*Given information*
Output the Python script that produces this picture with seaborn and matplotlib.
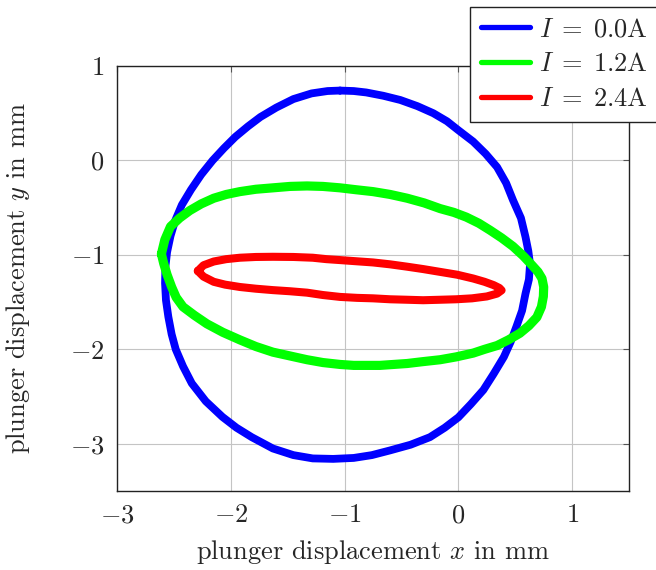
import numpy as np
import pandas as pd
import matplotlib
matplotlib.use("Agg")
import matplotlib.pyplot as plt
import seaborn as sns

# ---- data ----
labels = [r"$I\;=\;0.0$A", r"$I\;=\;1.2$A", r"$I\;=\;2.4$A"]
colors = ["#0000ff", "#00ff00", "#ff0000"]

x_00 = [-1.04, -0.92, -0.81, -0.66, -0.51, -0.36, -0.22, -0.10, 0.00, 0.13, 0.24, 0.34,
        0.42, 0.48, 0.55, 0.59, 0.615, 0.63, 0.62, 0.59, 0.56, 0.51, 0.46, 0.40, 0.31,
        0.22, 0.11, 0.00, -0.12, -0.25, -0.42, -0.60, -0.76, -0.92, -1.10, -1.28, -1.45,
        -1.63, -1.816, -1.95, -2.074, -2.22, -2.343, -2.42, -2.484, -2.52, -2.549,
        -2.57, -2.578, -2.575, -2.56, -2.53, -2.49, -2.43, -2.35, -2.26, -2.16, -2.06,
        -1.96, -1.85, -1.74, -1.60, -1.45, -1.29, -1.15]
y_00 = [0.74, 0.735, 0.72, 0.685, 0.64, 0.575, 0.50, 0.415, 0.32, 0.20, 0.07, -0.07,
        -0.24, -0.42, -0.61, -0.81, -0.96, -1.10, -1.26, -1.41, -1.59, -1.76, -1.92,
        -2.08, -2.26, -2.43, -2.58, -2.72, -2.83, -2.93, -3.01, -3.07, -3.12, -3.15,
        -3.16, -3.155, -3.12, -3.05, -2.93, -2.83, -2.715, -2.55, -2.36, -2.18, -2.00,
        -1.84, -1.656, -1.48, -1.30, -1.13, -0.97, -0.80, -0.64, -0.47, -0.31, -0.15,
        0.00, 0.13, 0.25, 0.36, 0.46, 0.56, 0.65, 0.71, 0.735]

x_12 = [-2.61, -2.58, -2.53, -2.45, -2.36, -2.26, -2.15, -2.04, -1.92, -1.78, -1.63,
        -1.48, -1.33, -1.19, -1.04, -0.90, -0.75, -0.60, -0.45, -0.30, -0.16, -0.04,
        0.07, 0.18, 0.28, 0.38, 0.48, 0.57, 0.64, 0.70, 0.735, 0.75, 0.747, 0.73, 0.69,
        0.62, 0.54, 0.44, 0.34, 0.23, 0.13, -0.02, -0.16, -0.31, -0.45, -0.57, -0.69,
        -0.81, -0.92, -1.04, -1.19, -1.33, -1.48, -1.63, -1.78, -1.92, -2.07, -2.21,
        -2.32, -2.42, -2.48, -2.52, -2.56, -2.59]
y_12 = [-0.99, -0.84, -0.70, -0.61, -0.53, -0.46, -0.40, -0.36, -0.33, -0.305, -0.29,
        -0.275, -0.27, -0.275, -0.29, -0.31, -0.33, -0.36, -0.40, -0.45, -0.51, -0.55,
        -0.60, -0.665, -0.74, -0.82, -0.91, -1.01, -1.10, -1.18, -1.25, -1.34, -1.44,
        -1.55, -1.66, -1.75, -1.83, -1.90, -1.96, -2.00, -2.04, -2.08, -2.11, -2.13,
        -2.15, -2.16, -2.17, -2.17, -2.17, -2.16, -2.14, -2.11, -2.07, -2.03, -1.97,
        -1.90, -1.82, -1.73, -1.64, -1.55, -1.45, -1.34, -1.21, -1.09]

x_24 = [-2.29, -2.24, -2.15, -2.04, -1.92, -1.78, -1.63, -1.45, -1.28, -1.16, -1.04,
        -0.89, -0.75, -0.60, -0.45, -0.31, -0.16, -0.01, 0.13, 0.23, 0.31, 0.36, 0.38,
        0.34, 0.25, 0.12, -0.02, -0.16, -0.31, -0.45, -0.60, -0.75, -0.89, -1.04,
        -1.19, -1.33, -1.48, -1.63, -1.78, -1.92, -2.05, -2.15, -2.24]
y_24 = [-1.17, -1.11, -1.07, -1.045, -1.03, -1.022, -1.02, -1.022, -1.03, -1.045,
        -1.055, -1.068, -1.08, -1.10, -1.125, -1.15, -1.18, -1.21, -1.25, -1.285,
        -1.32, -1.35, -1.375, -1.41, -1.44, -1.46, -1.47, -1.475, -1.48, -1.475,
        -1.47, -1.46, -1.455, -1.445, -1.425, -1.40, -1.385, -1.373, -1.358, -1.34,
        -1.315, -1.285, -1.23]

xticks = [-3, -2, -1, 0, 1]
yticks = [1, 0, -1, -2, -3]

frames = []
for lab, xs, ys in zip(labels, [x_00, x_12, x_24], [y_00, y_12, y_24]):
    xs_c = list(xs) + [xs[0]]
    ys_c = list(ys) + [ys[0]]
    frames.append(pd.DataFrame({"x": xs_c, "y": ys_c, "current": lab,
                                "idx": np.arange(len(xs_c))}))
df = pd.concat(frames, ignore_index=True)

# ---- style ----
sns.set_style("white")
plt.rcParams.update({
    "font.family": "serif",
    "font.serif": ["cmr10"],
    "mathtext.fontset": "cm",
    "axes.formatter.use_mathtext": True,
    "font.size": 19,
    "axes.unicode_minus": True,
})

fig = plt.figure(figsize=(6.56, 5.70), dpi=100)
ax = fig.add_axes([0.1784, 0.1386, 0.7805, 0.7456])

widths = {labels[0]: 5.6, labels[1]: 6.6, labels[2]: 5.8}
for lab, col in zip(labels, colors):
    sub = df[df["current"] == lab]
    sns.lineplot(data=sub, x="x", y="y", sort=False, estimator=None,
                 color=col, lw=widths[lab], ax=ax, label=lab,
                 solid_joinstyle="round", solid_capstyle="round", zorder=3)

ax.set_xlim(-3, 1.5)
ax.set_ylim(-3.5, 1)
ax.set_xticks(xticks)
ax.set_yticks(yticks)
ax.grid(True, color="#c4c4c4", lw=0.8, zorder=0)
ax.set_axisbelow(True)
ax.tick_params(direction="in", length=4, width=0.8, color="#555555",
               top=True, right=True, labelsize=19, pad=9)
for sp in ax.spines.values():
    sp.set_color("#222222")
    sp.set_linewidth(1.0)
    sp.set_zorder(4)

ax.set_xlabel(r"plunger displacement $x$ in mm", fontsize=19, labelpad=8)
ax.set_ylabel(r"plunger displacement $y$ in mm", fontsize=19, labelpad=27)

handles, labs = ax.get_legend_handles_labels()
ax.get_legend().remove()
leg = fig.legend(handles, labs, loc="upper left", bbox_to_anchor=(0.716, 0.988),
                 borderaxespad=0, frameon=True, fancybox=False, framealpha=1,
                 edgecolor="#222222", fontsize=19, handlelength=1.85,
                 labelspacing=0.42, handletextpad=0.35, borderpad=0.42)
leg.get_frame().set_linewidth(1.0)
for h in leg.legend_handles:
    h.set_linewidth(3.8)

fig.savefig("out.png", dpi=100)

*Goal of the exercise*
Leave the pictures out and please restate exactly the lines running from the start of the material through the one with "import seaborn as sns".

*Output of the exercise*
Output the Python script that produces this picture with seaborn and matplotlib.
import numpy as np
import pandas as pd
import matplotlib
matplotlib.use("Agg")
import matplotlib.pyplot as plt
import seaborn as sns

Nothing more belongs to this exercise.